Upstream exploration risk is inherent; wells can disappoint, costs can overrun, and regulatory changes in Vaca Muerta (e.g., export restrictions, tax increases, or environmental mandates) could alter project economics. Global oil price collapses, while they refresh demand in some sectors, impair shale economics and force capital rationing.

Competition in power generation comes from smaller private generators, state-owned utilities, and potential new entrants in renewable energy. Thermal generation is commoditized; differentiation rests on reliability, fuel access, and transmission proximity. In petrochemicals, Pampa competes against larger regional players and import competition from lower-cost producers.

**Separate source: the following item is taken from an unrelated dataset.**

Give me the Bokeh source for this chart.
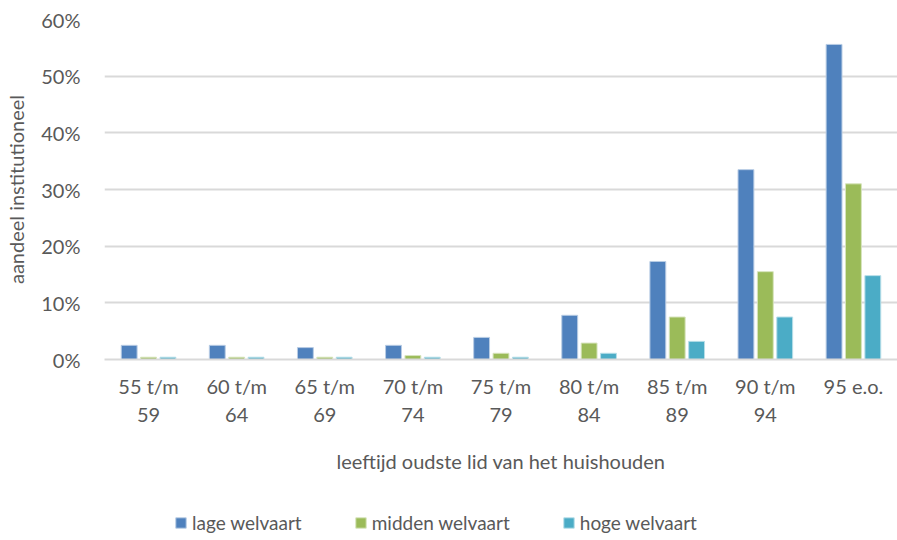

The integrated structure—power, upstream, midstream, and chemicals—offers diversification and some hedging benefits (e.g., gas production feeding thermal generation), but it also means concentrated leverage to Argentine energy prices, policy, and macroeconomic cycles.

Tracking the business

Investors monitoring Pampa should focus on three quarterly metrics: thermal generation capacity utilization and realised power prices (disclosed in earnings releases), oil production volumes from Vaca Muerta (and capital spending on development), and natural gas sales volumes and realised prices. The 10-K filing reveals reserves, capital plans, debt levels, and regulatory risks; watch for disclosure of pipeline and transmission concession renewals or disputes. Currency devaluation and inflation reporting in Argentina require careful attention—management discussion in earnings calls will address cost inflation, pricing dynamics, and government policy changes. Vaca Muerta development announcements and production updates are leading indicators of future cash generation. Finally, the company’s debt maturity profile and refinancing access in global capital markets matter significantly, given Argentina’s periodic credit stress; monitor CDS spreads and bond issuance activity as signals of Pampa’s funding capacity.